Erdbeere und Schoko, erklärt Elena Cepeda, das seien die beliebtesten Eissorten im Eiscafé Fantasia del Gelato. Seit Eröffnung des Centers ist das Café im südlichen Flügel des Einkaufszentrums zu finden. Cepeda, eine Philippinin mit italienischem Pass und Akzent, führt seit zwei Jahren die Geschäfte. „Unser Eis ist immer frisch“, sagt Cepeda und öffnet die Tür zum „Eislabor“, das sich auf der anderen Seite der nahen Gerlachstraße befindet. Es ist warm in dem kleinen weiß gefliesten Raum, der mit wuchtigen Maschinen vollgestellt ist. 350 Liter Milch werden hier jeden Tag mit einem Lkw angeliefert und vom italienischen Chef-Eismacher Perna Carlo verarbeitet. „After Eight“ ist gerade fertig, eine ganze Aluschale löffelt Carlo voll, zum Schluss kommt Schokolade drüber. „Lecker“, sagt Chefin Cepeda und gönnt sich einen Löffel der eiskalten Creme.

Etwa 900 Liter Speisereste und 330 Tonnen Papier, Pappe und Karton fallen jährlich im Stern-Center an Müll an. Hinzukommen täglich etwa 30 Toilettenpapierrollen, die im Abwassersystem verschwinden. Jeden Morgen um fünf Uhr rückt die Putzkolonne an: Zehn Reinigungskräfte sind dann vier Stunden damit beschäftigt, zu wischen, zu saugen, Fenster zu reinigen oder Mülleimer zu leeren. Tagsüber helfen dann zwei weitere Kräfte aus, wenn irgendwo ein Kaffee verschüttet wird oder der Mülleimer überquillt.
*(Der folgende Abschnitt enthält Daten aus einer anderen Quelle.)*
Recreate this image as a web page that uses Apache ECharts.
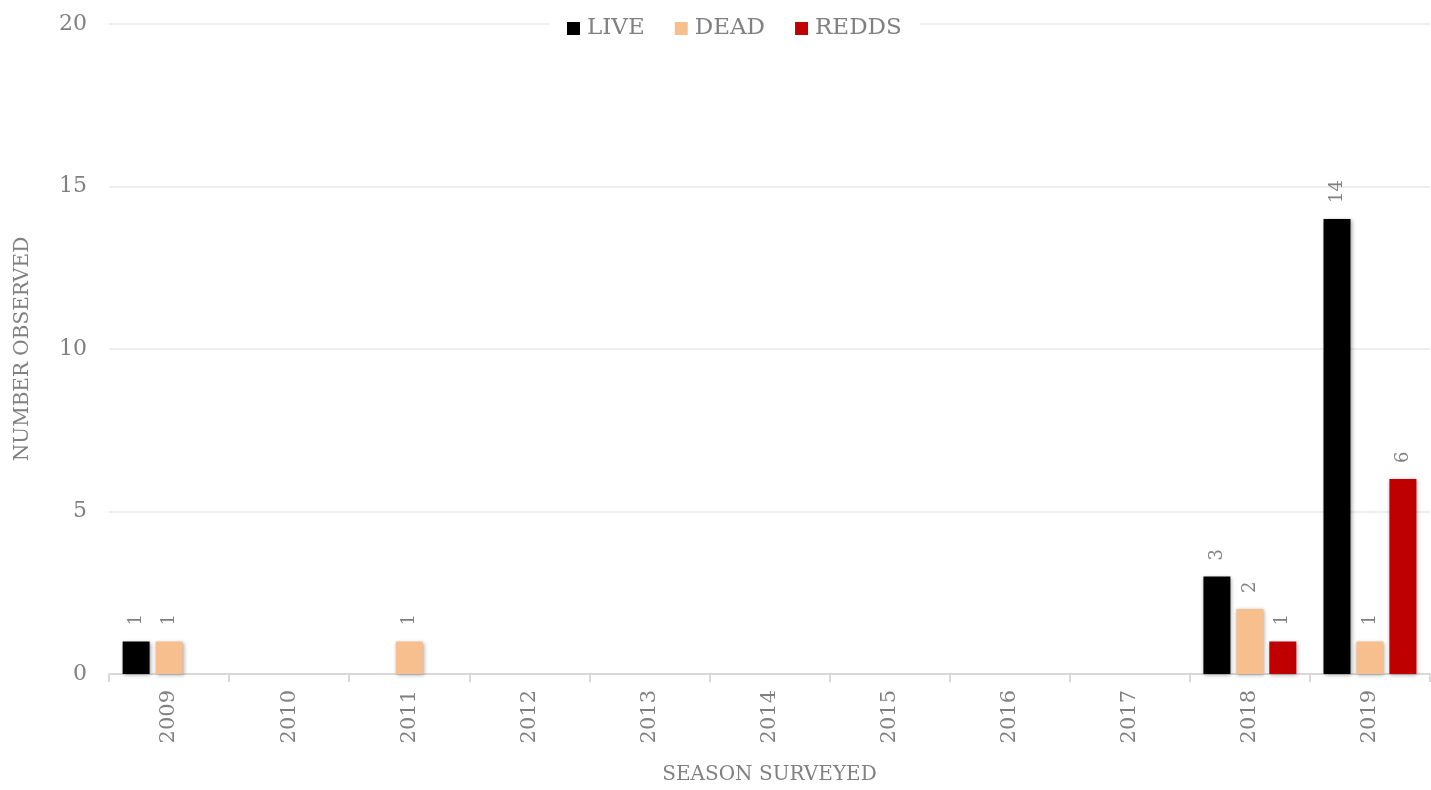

Manuela Grunow kennt das Prozedere am Morgen. Seit 15 Jahren ist die Verkäuferin der Potsdamer Modekette Karin Genrich im Stern-Center tätig. Während die Putzkolonne durch das Center wischt, muss auch Grunow im Laden wirbeln: Staub saugen, wischen und die neuen Blusen und Pullover in die Regale räumen. Grunow kennt alle ihre Stammkunden mit Namen, sagt sie. „Im Nachhinein denkt man sich: Mein Gott, so lange steht das Sterncenter schon?“, sagt Grunow. Sie verbringt ihre Arbeitstage hier, erledigt auch ihre eigenen Einkäufe im Center. Die Kundschaft habe sich mit wechselndem Ladenangebot verändert, sagt sie. Heute streiften mehr junge Leute durch die Gänge.
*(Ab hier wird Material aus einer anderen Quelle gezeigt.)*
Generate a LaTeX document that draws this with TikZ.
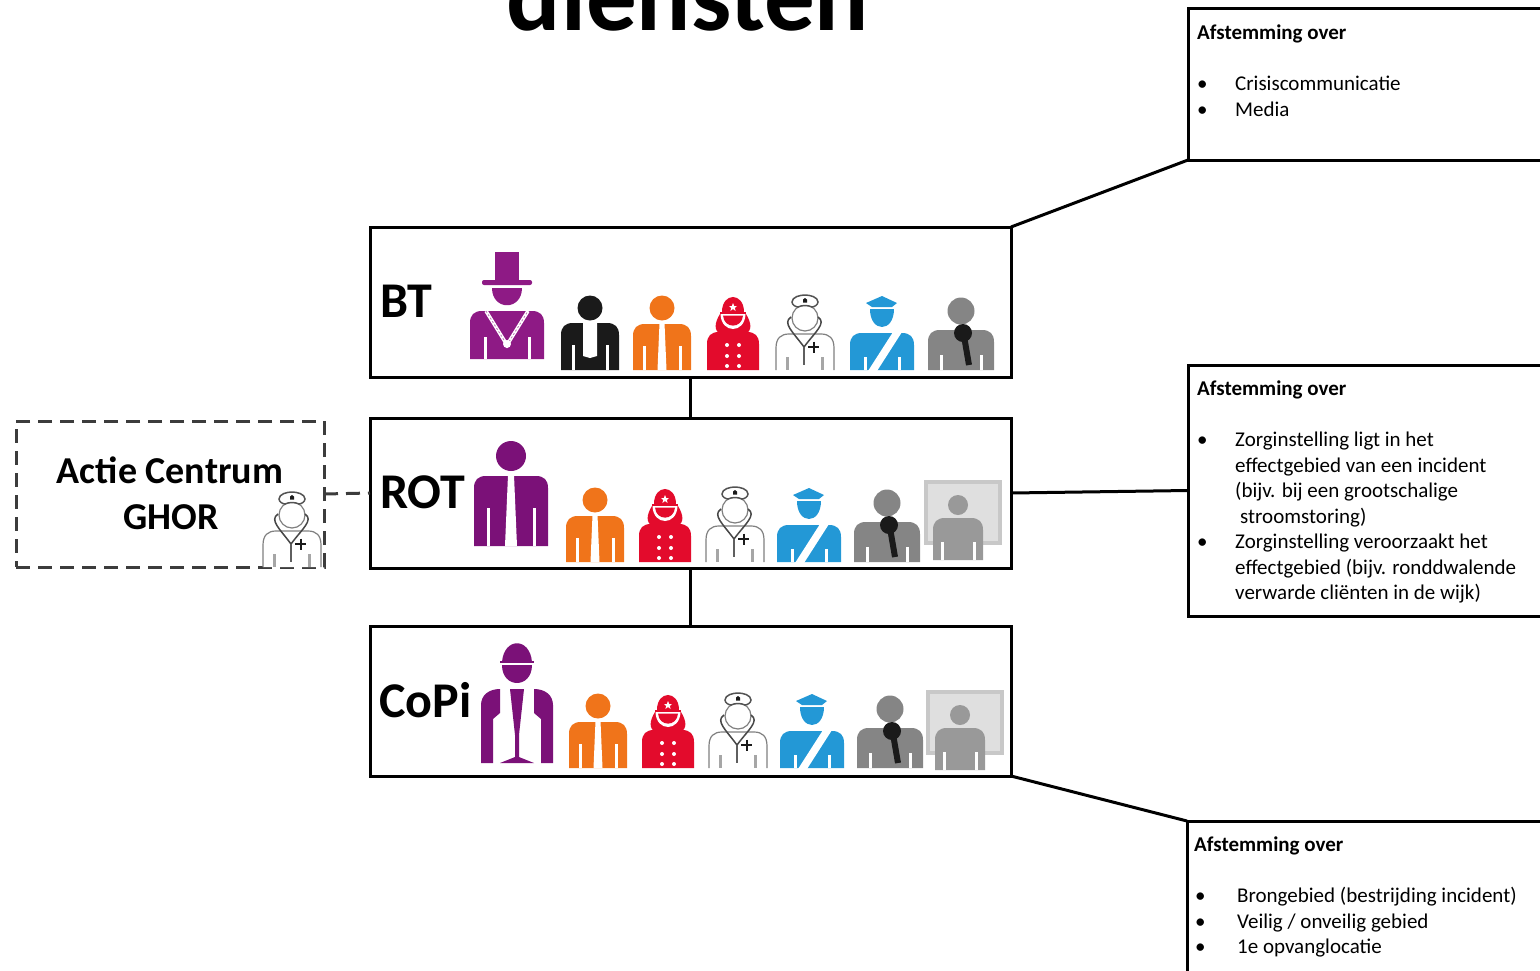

50 der heute 85 Geschäfte des Stern-Centers gibt es seit der Eröffnung. Jüngstes Geschäft ist der Schmuckladen Accessorize. Die meiste Verkaufsfläche bietet der Real-Markt mit knapp 6200 Quadratmetern. Interessant auch: Das Center wird ständig auf 18 bis 22 Grad erwärmt oder abgekühlt – die „Wohlfühltemperatur“ für Kunden. Außerdem stehen über 600 Einkaufswagen zum Schieben bereit

Bärbel Berndt kann sich nicht beklagen. Mit ihrer Freundin Margot quasselnd, kehrt sie gut gelaunt zu ihrem wartenden Mann zurück. Wolfgangs Berndts Kaffee ist ausgeschlürft. „Wir waren bei C+A, Douglas und Tchibo, jetzt sind wir auf der Zielgeraden“, sagt Bärbel Berndt und streckt ihrem Mann die Hand entgegen. Jetzt muss er mit, sagt sie. „Wir gehen zu Real, danach gehts zum Italiener.“ Einmal Latte Macchiato und ein Erdbeer-Eis, bestellt sie dann, wie jeden Freitag nach der Shoppingtour durchs Stern-Center.